California Judge Orders Planned Parenthood Workers' Names To Remain Sealed
The names of 14 Planned Parenthood workers and others will remain sealed during the trial of two anti-abortion activists who are charged with secretly recording them, a California judge ruled Monday.
The order by San Francisco Superior Court Judge Christopher Hite came in a preliminary hearing in the prosecution of David Daleiden and Sandra Merritt of the Center for Medical Progress.
Hite said that he would punish anyone discovered to have published the names of the workers, which were already ordered to remain secret when Daleiden and Merritt were first charged in California in 2017. The judge's order came after an anti-abortion website published the names over the weekend.
California prosecutor Johnette Jauron said it was necessary to keep the workers' names confidential because "they are in fear of bodily harm."
Prosecutors offered an affidavit by one Planned Parenthood worker who said that Daleiden sent a text to her phone number in 2016 and said, "I know a lot has happened in the past year, and maybe I'm the last person you want to hear from.

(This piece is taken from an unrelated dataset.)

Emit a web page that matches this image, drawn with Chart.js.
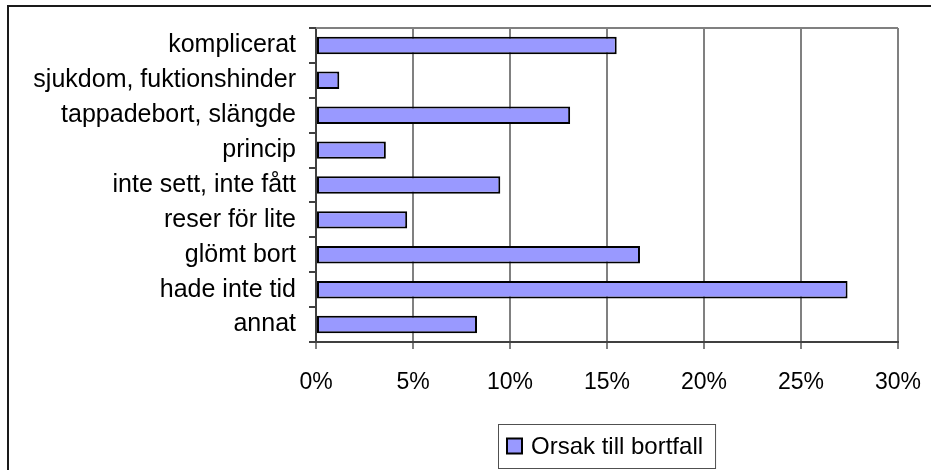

But if there's anything I can do to help you, please let me know."
Daleiden and Merritt have pleaded not guilty and say that they are citizen journalists whose activities are protected under the Constitution.
They are accused of secretly recording videos in 2015 purporting to show that Planned Parenthood workers were agreeing to sell fetal tissue for profit, a practice the group denies. Planned Parenthood says the videos were deceptively edited and that it had only charged medical researchers for the costs of shipping, or other expenses tied to donating the tissue. Planned Parenthood says it has since stopped asking for reimbursements for shipping costs.
Planned Parenthood has made the unusual legal demand to join the state's prosecution of the anti-abortion activists. The organization says it is worried about the workers' safety and wants its lawyers to be able to object to defense lawyers' questions that might identify the workers.
Daleiden and Merritt each face 14 counts of invasion of privacy.